Working People’s “Disproportionate Share of Sacrifices”

"[Working people] must not be asked to make a disproportionate share of the sacrifices of our society—whether it be in the form of job lay-offs, skyrocketing health costs, or the bearing of a disproportionate tax burden while others go tax free.”
Sargent Shriver| Oxford, MS | December 3, 1974

Our Quote of the Week is over 50 years old, but it resonates as we take in today’s news headlines. We share it as we witness the US Congress pass a tax bill that will benefit the nation’s wealthiest at the expense of those who can least afford it.

With this week’s speech, Sargent Shriver’s 1974 Address to the University of Mississippi, we find Shriver speaking about the history of progressive movements in the South. It is a speech meant to motivate the audience during a turbulent time in the country. The United States was in political turmoil, with President Richard Nixon having resigned after the Watergate scandal and then having been pardoned by Gerald Ford.

Sargent Shriver laments these events and expresses dismay at: “vetoes of bills to aid the handicapped or bills to expand public information about governmental decision making, surcharges on middle income families but tax indulgence for giant corporations—a total absence of effective controls or even moral leadership from the White House.”

Turning to the economy, he says:

“Of course, all Americans are primarily concerned with the economy. Can we make it work?
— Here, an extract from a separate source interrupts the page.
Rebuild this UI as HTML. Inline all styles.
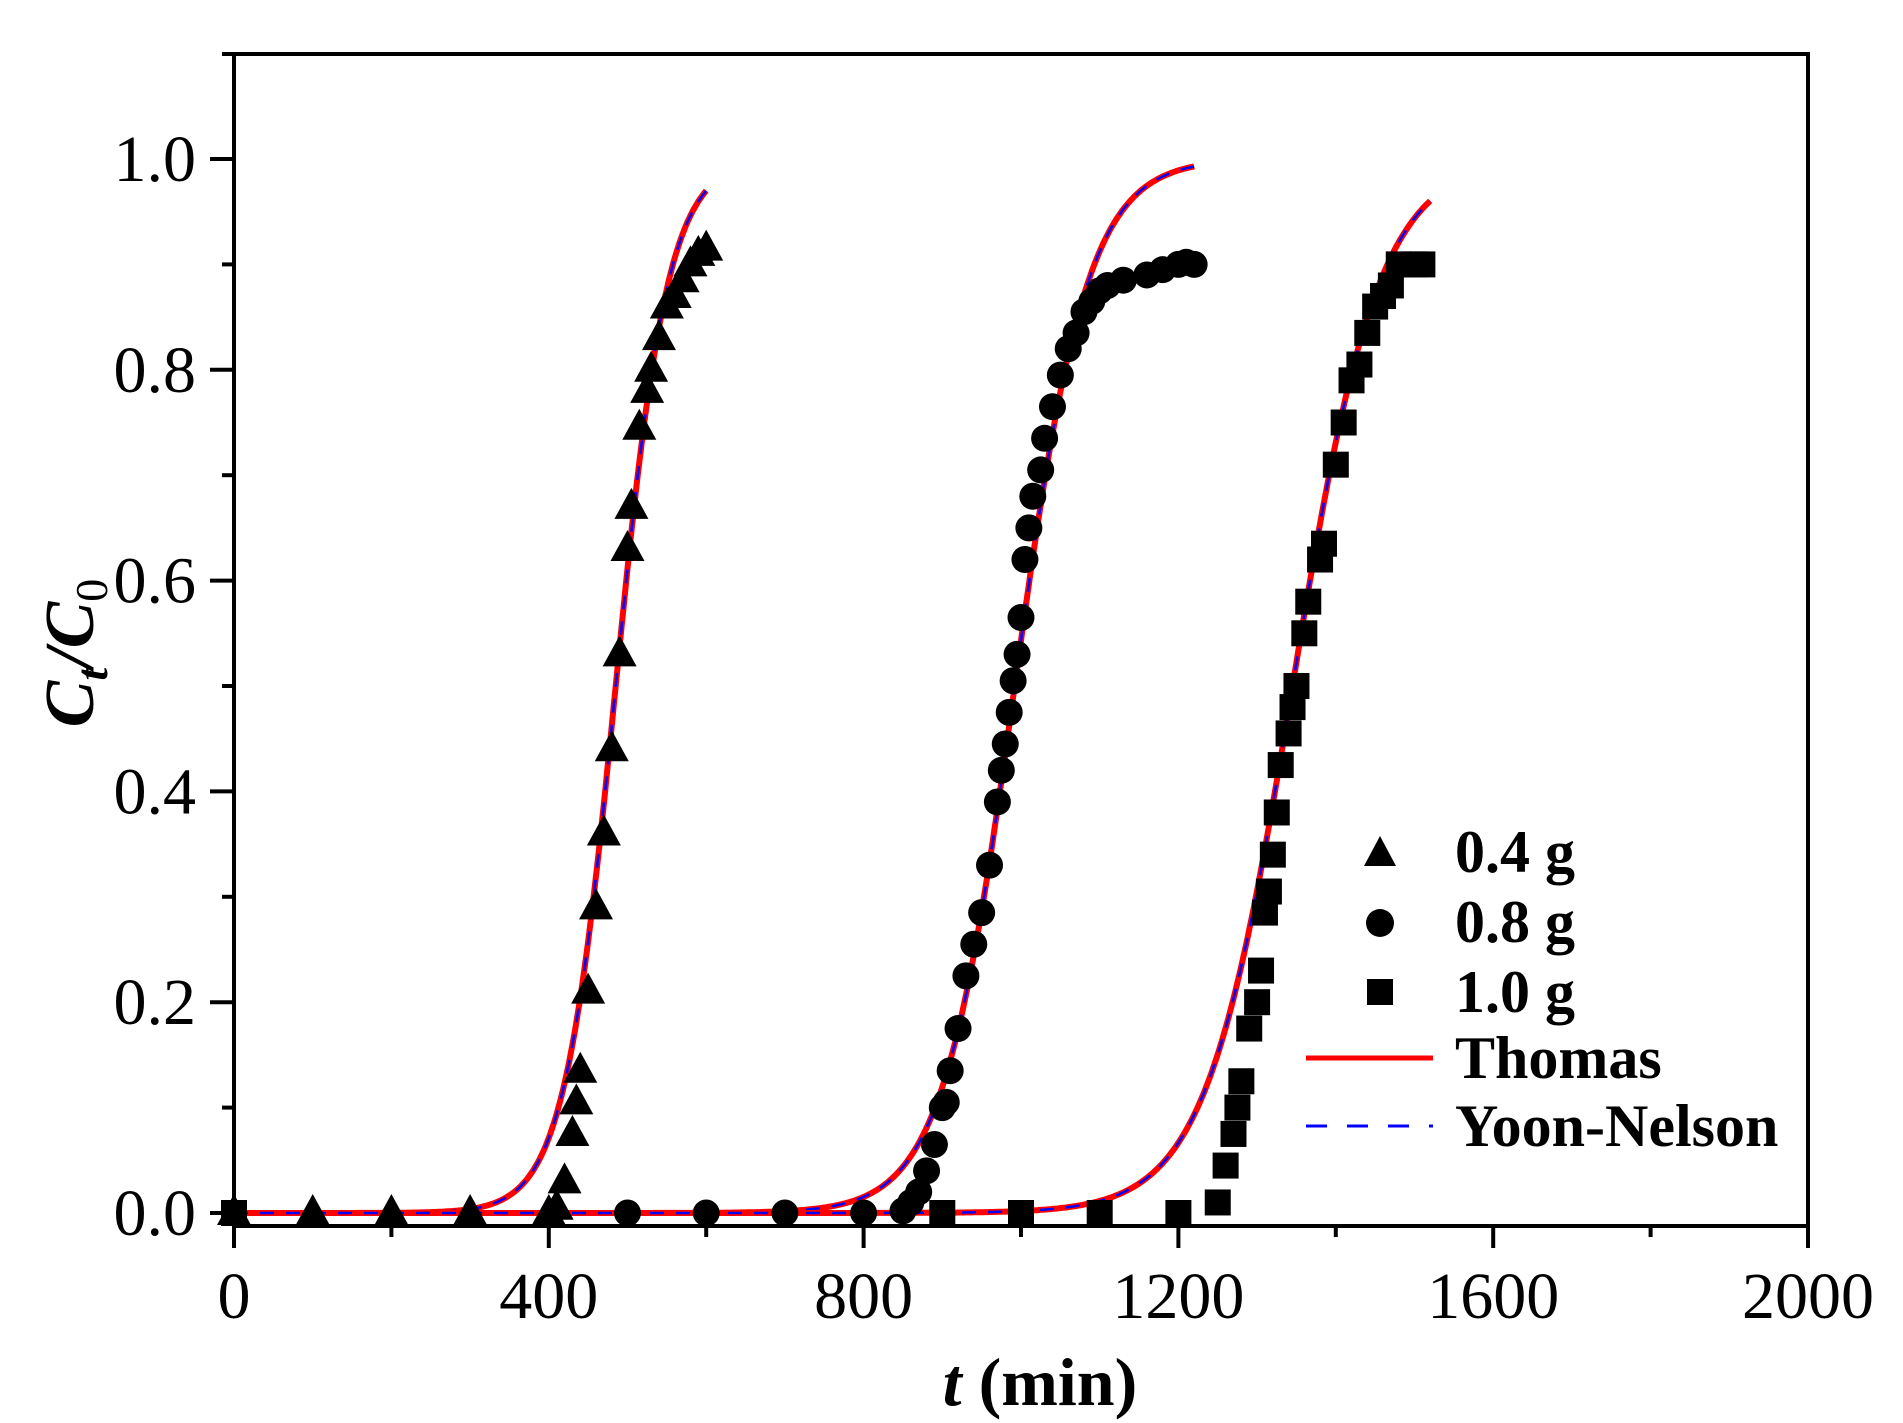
<!DOCTYPE html>
<html><head><meta charset="utf-8"><style>
html,body{margin:0;padding:0;background:#fff;}
svg{display:block;}
text{font-family:"Liberation Serif",serif;fill:#000;}
</style></head><body>
<svg id="s" width="1903" height="1423" viewBox="0 0 1903 1423" xmlns="http://www.w3.org/2000/svg">
<g stroke="#000" stroke-width="4" fill="none">
<line x1="222" y1="54" x2="1810" y2="54"/>
<line x1="1808" y1="54" x2="1808" y2="1248"/>
<line x1="234" y1="54" x2="234" y2="1248"/>
<line x1="232" y1="1226" x2="1810" y2="1226"/>
</g>
<g id="ticks" stroke="#000" stroke-width="4"></g>
<g font-size="66" text-anchor="end" id="yl"></g>
<g font-size="66" text-anchor="middle" id="xl"></g>
<g id="curves" fill="none"></g>
<g id="pts" fill="#000"></g>
<text x="1040" y="1405" font-size="68" font-weight="bold" text-anchor="middle"><tspan font-style="italic">t</tspan> (min)</text>
<text transform="translate(93,653) rotate(-90)" font-size="70" font-weight="bold" font-style="italic" text-anchor="middle">C<tspan font-size="46" dy="14">t</tspan><tspan dy="-14">/C</tspan><tspan font-size="46" dy="14" font-style="normal" font-weight="normal">0</tspan></text>
<g font-size="60" font-weight="bold">
<polygon points="1380,836 1396,866 1364,866" fill="#000"/>
<text x="1455" y="872">0.4 g</text>
<circle cx="1380" cy="923" r="14" fill="#000"/>
<text x="1455" y="942">0.8 g</text>
<rect x="1367" y="979" width="26" height="26" fill="#000"/>
<text x="1455" y="1012">1.0 g</text>
<line x1="1306" y1="1058" x2="1433" y2="1058" stroke="#f00" stroke-width="5"/>
<text x="1455" y="1078">Thomas</text>
<line x1="1306" y1="1126" x2="1433" y2="1126" stroke="#00f" stroke-width="3" stroke-dasharray="21,20"/>
<text x="1455" y="1146">Yoon-Nelson</text>
</g>
</svg>
<script>
var NS="http://www.w3.org/2000/svg";
function X(t){return 234+t*0.787;}
function Y(v){return 1213-v*1054;}
function el(p,tag,a,txt){var e=document.createElementNS(NS,tag);for(var k in a)e.setAttribute(k,a[k]);if(txt!==undefined)e.textContent=txt;document.getElementById(p).appendChild(e);return e;}
for(var i=0;i<=10;i++){var v=i/10,y=Y(v);el("ticks","line",{x1:i%2?222:210,y1:y,x2:234,y2:y});
 if(i%2==0)el("yl","text",{x:196,y:y+22},v.toFixed(1));}
for(var i=0;i<=10;i++){var t=i*200,x=X(t);el("ticks","line",{x1:x,y1:1226,x2:x,y2:i%2?1237:1248});
 if(i%2==0)el("xl","text",{x:x,y:1318},String(t));}
function curve(t50,k,end){var d="";for(var t=0;t<=end;t+=2){var v=1/(1+Math.exp(-k*(t-t50)));d+=(t?"L":"M")+X(t).toFixed(1)+","+Y(v).toFixed(1);}return d;}
var fits=[[485,0.0302,600],[992,0.0217,1220],[1345,0.0182,1520]];
fits.forEach(function(f){var d=curve(f[0],f[1],f[2]);
 el("curves","path",{d:d,stroke:"#f00","stroke-width":6});
 el("curves","path",{d:d,stroke:"#00f","stroke-width":2.5,"stroke-dasharray":"14,12"});});
var tri=[[0,0],[100,0],[200,0],[300,0],[400,0],[410,0.005],[420,0.03],[430,0.075],[435,0.105],[440,0.135],[450,0.21],[460,0.29],[470,0.36],[480,0.44],[490,0.53],[500,0.63],[505,0.67],[515,0.745],[525,0.78],[530,0.80],[540,0.83],[550,0.86],[560,0.87],[570,0.885],[580,0.9],[590,0.91],[600,0.915]];
var cir=[[500,0],[600,0],[700,0],[800,0],[850,0.002],[860,0.01],[870,0.02],[880,0.04],[890,0.065],[900,0.1],[905,0.105],[910,0.135],[920,0.175],[930,0.225],[940,0.255],[950,0.285],[960,0.33],[970,0.39],[975,0.42],[980,0.445],[985,0.475],[990,0.505],[995,0.53],[1000,0.565],[1005,0.62],[1010,0.65],[1015,0.68],[1025,0.705],[1030,0.735],[1040,0.765],[1050,0.795],[1060,0.82],[1070,0.835],[1080,0.855],[1090,0.865],[1100,0.875],[1110,0.88],[1130,0.885],[1160,0.89],[1180,0.895],[1200,0.9],[1210,0.902],[1220,0.9]];
var sq=[[0,0],[900,0],[1000,0],[1100,0],[1200,0],[1250,0.01],[1260,0.045],[1270,0.075],[1275,0.1],[1280,0.125],[1290,0.175],[1300,0.2],[1305,0.23],[1310,0.285],[1315,0.305],[1320,0.34],[1325,0.38],[1330,0.425],[1340,0.455],[1345,0.48],[1350,0.5],[1360,0.55],[1365,0.58],[1380,0.62],[1385,0.635],[1400,0.71],[1410,0.75],[1420,0.79],[1430,0.805],[1440,0.835],[1450,0.86],[1460,0.87],[1470,0.88],[1480,0.9],[1500,0.9],[1510,0.9]];
tri.forEach(function(p){var x=X(p[0]),y=Y(p[1]);el("pts","polygon",{points:(x)+","+(y-19)+" "+(x+17)+","+(y+12)+" "+(x-17)+","+(y+12)});});
cir.forEach(function(p){el("pts","circle",{cx:X(p[0]),cy:Y(p[1]),r:13.5});});
sq.forEach(function(p){el("pts","rect",{x:X(p[0])-13,y:Y(p[1])-13,width:26,height:26});});
</script>
</body></html>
Can we prevent another 1929? They simply aren’t going to accept 7% unemployment rates, a declining gross national product, the fall of real purchasing power, the most outrageous interest rates in history, the highest inflation in peacetime—while corporate profits are running at the highest level in history.”

In this context, he talks about working people’s “disproportionate share of sacrifices of our society,” with some going “tax free” while working people are penalized through regressive tax policies.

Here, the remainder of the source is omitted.